● TASK GOAL:
Select, from the data, each line where "this" occurs.

● DATASET:
==*==

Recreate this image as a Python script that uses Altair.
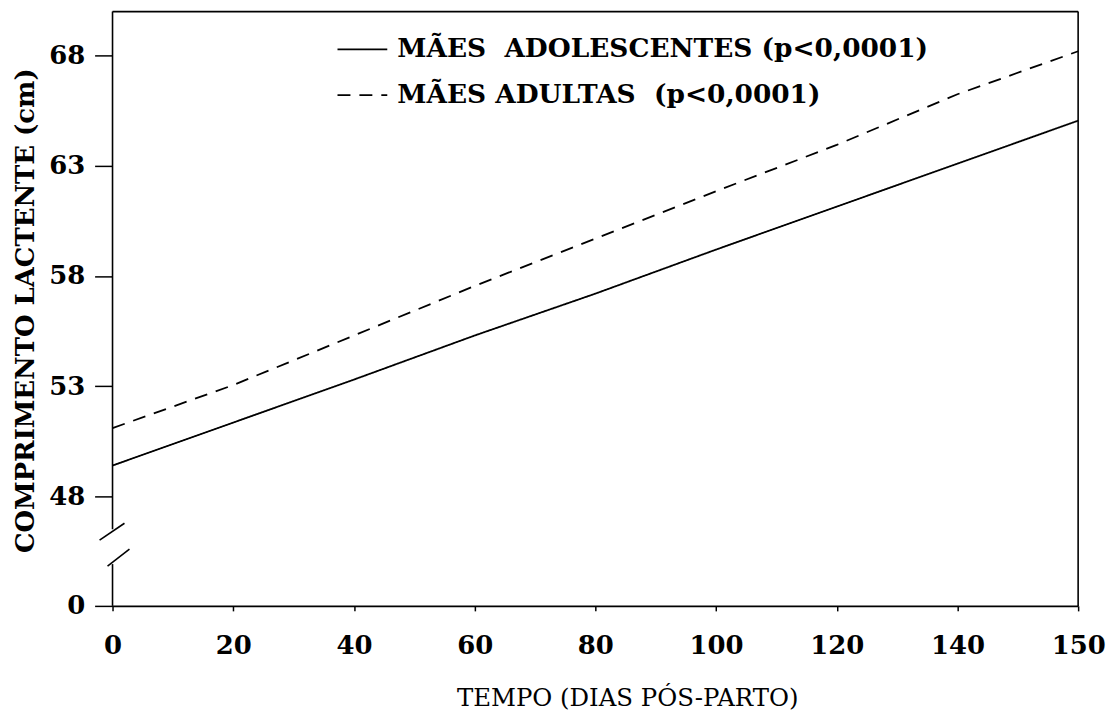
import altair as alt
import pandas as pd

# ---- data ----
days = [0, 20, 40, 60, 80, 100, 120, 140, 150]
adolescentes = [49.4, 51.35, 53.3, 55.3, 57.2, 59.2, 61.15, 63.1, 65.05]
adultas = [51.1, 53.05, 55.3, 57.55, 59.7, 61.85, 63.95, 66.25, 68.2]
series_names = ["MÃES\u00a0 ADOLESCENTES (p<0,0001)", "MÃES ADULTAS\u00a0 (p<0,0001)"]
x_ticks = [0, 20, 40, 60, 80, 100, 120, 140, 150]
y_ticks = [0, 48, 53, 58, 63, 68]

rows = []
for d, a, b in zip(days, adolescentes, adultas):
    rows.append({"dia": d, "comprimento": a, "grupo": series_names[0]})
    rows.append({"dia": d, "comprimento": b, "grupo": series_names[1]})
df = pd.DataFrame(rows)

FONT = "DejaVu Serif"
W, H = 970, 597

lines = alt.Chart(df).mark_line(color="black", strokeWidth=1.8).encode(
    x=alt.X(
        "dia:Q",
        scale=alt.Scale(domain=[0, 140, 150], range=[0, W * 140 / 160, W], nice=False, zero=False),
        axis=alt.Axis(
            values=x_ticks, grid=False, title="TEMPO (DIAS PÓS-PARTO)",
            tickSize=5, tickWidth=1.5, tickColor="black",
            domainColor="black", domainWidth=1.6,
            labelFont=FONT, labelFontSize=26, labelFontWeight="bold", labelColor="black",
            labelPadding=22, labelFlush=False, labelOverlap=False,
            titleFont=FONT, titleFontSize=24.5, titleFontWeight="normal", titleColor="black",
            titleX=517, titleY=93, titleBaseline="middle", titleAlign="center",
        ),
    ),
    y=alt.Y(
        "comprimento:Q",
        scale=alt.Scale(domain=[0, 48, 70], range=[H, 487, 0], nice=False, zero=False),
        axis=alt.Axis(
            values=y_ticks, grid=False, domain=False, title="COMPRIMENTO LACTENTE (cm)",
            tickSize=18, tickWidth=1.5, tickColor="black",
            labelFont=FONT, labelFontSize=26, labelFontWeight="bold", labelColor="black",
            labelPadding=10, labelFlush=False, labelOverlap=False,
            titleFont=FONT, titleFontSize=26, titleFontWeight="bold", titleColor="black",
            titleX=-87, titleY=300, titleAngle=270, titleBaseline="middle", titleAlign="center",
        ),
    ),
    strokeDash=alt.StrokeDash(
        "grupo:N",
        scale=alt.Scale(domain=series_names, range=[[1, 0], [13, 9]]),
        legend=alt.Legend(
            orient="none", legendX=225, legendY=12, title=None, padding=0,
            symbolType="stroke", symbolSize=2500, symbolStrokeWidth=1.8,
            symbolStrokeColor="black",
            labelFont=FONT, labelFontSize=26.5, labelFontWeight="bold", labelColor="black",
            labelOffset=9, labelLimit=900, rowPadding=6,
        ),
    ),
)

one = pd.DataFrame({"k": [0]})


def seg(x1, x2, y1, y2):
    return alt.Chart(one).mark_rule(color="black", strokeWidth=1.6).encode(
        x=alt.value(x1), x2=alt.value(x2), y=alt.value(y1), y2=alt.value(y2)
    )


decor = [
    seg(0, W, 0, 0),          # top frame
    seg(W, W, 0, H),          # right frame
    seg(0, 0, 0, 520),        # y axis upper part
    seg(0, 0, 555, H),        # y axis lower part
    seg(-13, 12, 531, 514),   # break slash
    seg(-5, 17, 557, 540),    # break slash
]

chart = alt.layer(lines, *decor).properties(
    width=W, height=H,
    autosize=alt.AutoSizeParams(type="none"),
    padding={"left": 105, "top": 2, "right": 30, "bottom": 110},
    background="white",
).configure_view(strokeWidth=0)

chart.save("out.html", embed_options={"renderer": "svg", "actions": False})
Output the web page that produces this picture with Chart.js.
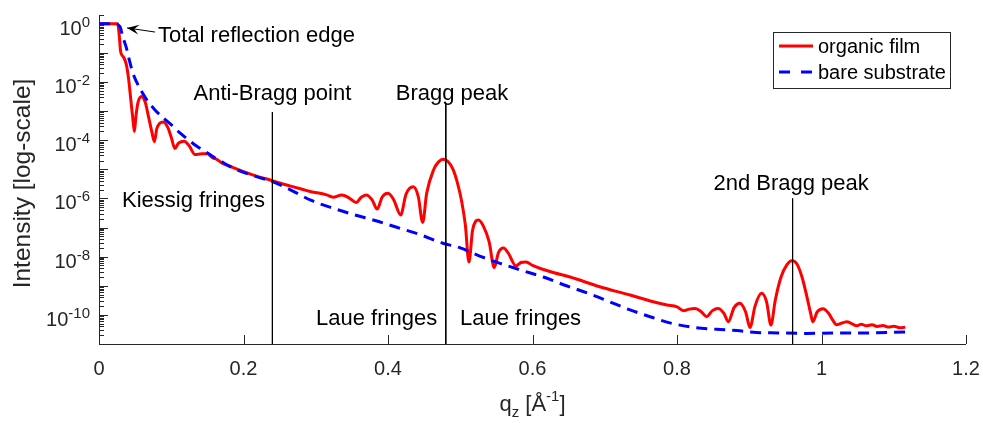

==*==

● SOLUTION TO THE PROBLEM:
Recreate this image as a Python script that uses Altair.
Output the web page that produces this picture with Chart.js.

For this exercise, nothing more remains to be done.